I understand that global warming forecasts are talking about average temperatures across the globe rising and even one degree represents a lot of extra heat.
However, I don’t understand why that one degree represents such cataclysmic effects such as ice caps melting into the sea and mass coastal flooding. Why do very cold areas start to completely thaw under those circumstances?
I have no dog in this fight, nor do I claim any expertise in climatology, but here’s one way of looking at it…
If you have a large chunk of ice at -0.5 degrees and raise its temperature by one degree, you’ll see some a significant change. No big deal if we’re talking about an ice cube, but somewhere between the polar icecaps and the broad blue sea, there’s a lot of ice that falls into this category.

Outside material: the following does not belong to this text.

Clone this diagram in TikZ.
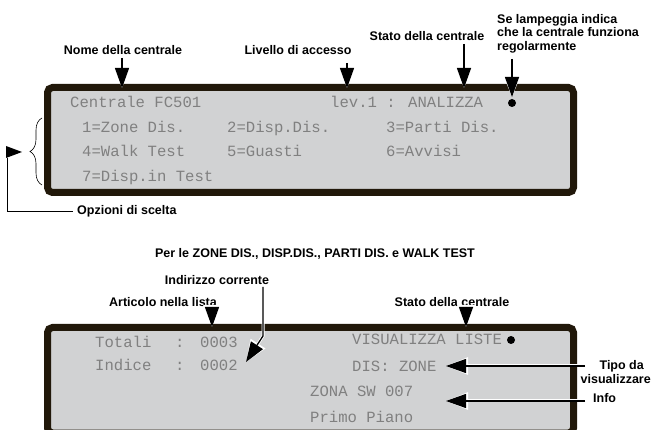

Since they are talking mean (average) temperature, that 1 degree change could come from a winter that is 20 degrees colder than normal, followed by a summer that is 21 degrees hotter than normal. Such a change would make many parts of the earth uninhabitable. Or at least, much more expensive (heating & cooling costs) to inhabit.

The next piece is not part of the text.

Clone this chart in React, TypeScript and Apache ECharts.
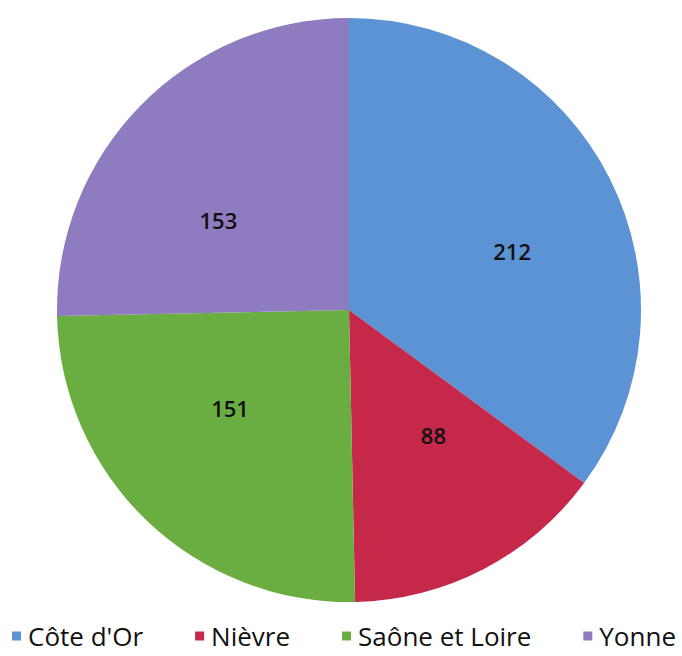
import React, { useEffect, useRef } from "react";
import * as echarts from "echarts";

const categories = ["Côte d'Or", "Nièvre", "Saône et Loire", "Yonne"];
const values = [212, 88, 151, 153];
const colors = ["#5B93D5", "#C6284A", "#6AAE42", "#8F7BBF"];

// small label nudges (styling only) to mimic the original "best fit" placement
const labelNudges = [
  [15, 16],
  [8, -22],
  [-4, -22],
  [-12, 26],
];

export default function App() {
  const ref = useRef<HTMLDivElement>(null);
  useEffect(() => {
    if (!ref.current) return;
    const chart = echarts.init(ref.current, null, { renderer: "svg" });
    const data = categories.map((c, i) => ({ name: c, value: values[i] }));
    const labelData = categories.map((c, i) => ({
      name: c,
      value: values[i],
      label: { offset: labelNudges[i] },
    }));
    chart.setOption({
      animation: false,
      backgroundColor: "#ffffff",
      color: colors,
      legend: {
        data: categories,
        left: 12,
        top: 623,
        width: 675,
        padding: 0,
        icon: "rect",
        itemWidth: 9,
        itemHeight: 9,
        itemGap: 52,
        textStyle: { fontFamily: "Open Sans", fontSize: 26, color: "#111", padding: [6, 0, 0, 2] },
      },
      series: [
        {
          type: "pie",
          center: [349, 310],
          radius: [0, 292],
          startAngle: 90,
          clockwise: true,
          data,
          label: { show: false },
          labelLine: { show: false },
          itemStyle: { borderWidth: 0 },
          emphasis: { disabled: true },
        },
        {
          type: "pie",
          center: [349, 310],
          radius: [34, 292],
          startAngle: 90,
          clockwise: true,
          silent: true,
          legendHoverLink: false,
          data: labelData,
          itemStyle: { color: "rgba(0,0,0,0)", borderWidth: 0 },
          label: {
            show: true,
            position: "inside",
            formatter: "{c}",
            fontFamily: "Open Sans",
            fontSize: 22,
            fontWeight: 600,
            color: "#111",
          },
          labelLine: { show: false },
          emphasis: { disabled: true },
        },
      ],
    });
    return () => chart.dispose();
  }, []);
  return (
    <div
      ref={ref}
      style={{ position: "fixed", left: 0, top: 0, width: 682, height: 656 }}
    />
  );
}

Also, even a 1 degree change over a large area (like much of the western Atlantic & Carribean Sea) would result in a great deal more energy in tropical storms like hurricanes. Just ask the people in New Orleans.

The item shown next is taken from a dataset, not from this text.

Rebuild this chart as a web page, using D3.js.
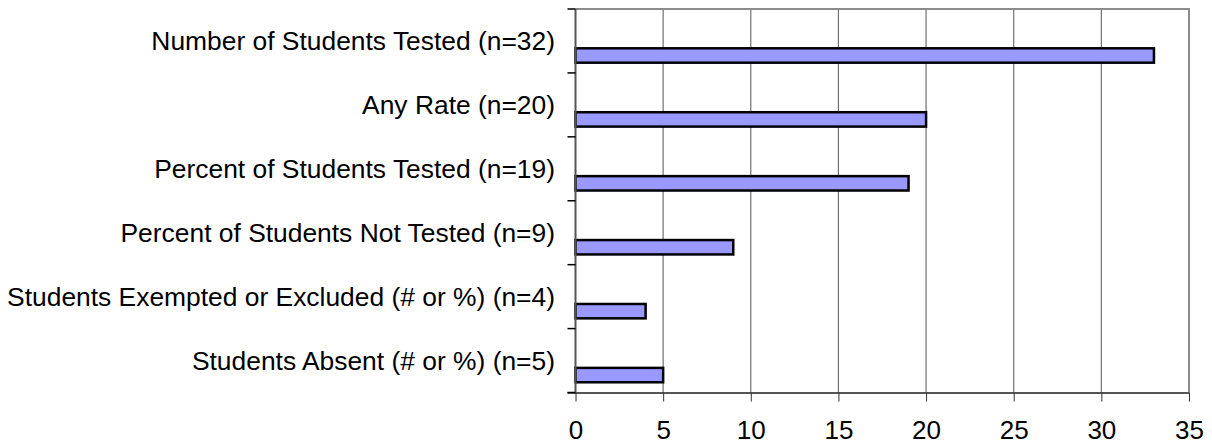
<!DOCTYPE html>
<html><head><meta charset="utf-8">
<script src="https://cdn.jsdelivr.net/npm/d3@7"></script>
<style>html,body{margin:0;padding:0;background:#fff;}svg{display:block;}</style>
</head><body>
<svg id="chart" width="1212" height="446"></svg>
<script>
const categories = [
  "Number of Students Tested (n=32)",
  "Any Rate (n=20)",
  "Percent of Students Tested (n=19)",
  "Percent of Students Not Tested (n=9)",
  "Students Exempted or Excluded (# or %) (n=4)",
  "Students Absent (# or %) (n=5)"
];
const values = [33, 20, 19, 9, 4, 5];
const xTicks = [0, 5, 10, 15, 20, 25, 30, 35];

const svg = d3.select("#chart");
const m = {left: 575.5, right: 1189, top: 9, bottom: 392.5};
const x = d3.scaleLinear().domain([0, 35]).range([m.left, m.right]);
const y = d3.scaleBand().domain(categories).range([m.top, m.bottom]).padding(0);
const bw = y.bandwidth();
const font = "'Liberation Sans', Arial, sans-serif";

// gridlines
svg.append("g").selectAll("line").data(xTicks.filter(d => d > 0 && d < 35)).join("line")
  .attr("x1", d => x(d)).attr("x2", d => x(d))
  .attr("y1", m.top).attr("y2", m.bottom)
  .attr("stroke", "#707070").attr("stroke-width", 1.2);

// plot border top and right
svg.append("path")
  .attr("d", `M${m.left},${m.top}H${m.right}V${m.bottom}`)
  .attr("fill", "none").attr("stroke", "#8c8c8c").attr("stroke-width", 2);

// bars
svg.append("g").selectAll("rect").data(values).join("rect")
  .attr("x", x(0))
  .attr("y", (d, i) => y(categories[i]) + bw * 0.615)
  .attr("width", d => x(d) - x(0))
  .attr("height", bw * 0.225)
  .attr("fill", "#9999ff")
  .attr("stroke", "#000").attr("stroke-width", 2.5);

// x axis
const xAxis = d3.axisBottom(x).tickValues(xTicks).tickSize(9).tickPadding(19).tickSizeOuter(0);
const gx = svg.append("g").attr("transform", `translate(0,${m.bottom})`).call(xAxis);
gx.select(".domain").attr("stroke", "#555").attr("stroke-width", 2)
  .attr("d", `M${m.left - 8},0.5H${m.right}`);
gx.selectAll(".tick line").attr("stroke", "#333").attr("stroke-width", 1);
gx.selectAll(".tick text").attr("font-family", font).attr("font-size", 26).attr("fill", "#000");

// y axis
const yTickPos = categories.map(c => y(c)).concat([m.bottom]);
const gy = svg.append("g");
gy.append("line").attr("x1", m.left).attr("x2", m.left).attr("y1", m.top).attr("y2", m.bottom)
  .attr("stroke", "#555").attr("stroke-width", 2);
gy.selectAll("line.tk").data(yTickPos).join("line").attr("class", "tk")
  .attr("x1", m.left - 8).attr("x2", m.left).attr("y1", d => d).attr("y2", d => d)
  .attr("stroke", "#000").attr("stroke-width", 1.5);
gy.selectAll("text").data(categories).join("text")
  .attr("x", 555)
  .attr("y", d => y(d) + bw / 2)
  .attr("dy", "0.35em")
  .attr("text-anchor", "end")
  .attr("font-family", font).attr("font-size", 26.4).attr("fill", "#000")
  .text(d => d);
</script>
</body></html>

(Note that what I say here is NOT necessarily fact. It’s certainly a plausible scenario, but there might be other factors that could cancel it out. Climatologists and other scientists still disagree which way things are likely to go, and whether human activities are big enough to have any effect.)
As noted above, one degree isn’t much, but it can make a big difference. The polar ice caps and the ice on mountaintops stay roughly constant as long as the temperature stays the same, but it’s not always the same ice; each year some ice melts and some new ice forms. If the average temperature rises at all, it speeds up the melting and slows down new formation, so the total amount of ice decreases, and that process tends to continue so there’s less ice every year. After a while, there’s less ice cover and more bare or plant-covered ground. That absorbs more heat from the sun, which tends to increase the temperature even more, so more ice melts, and we could get runaway positive feedback.
There have been major climate changes in the past (ice ages and warm periods between them), but we can’t tell why they happen or how fast.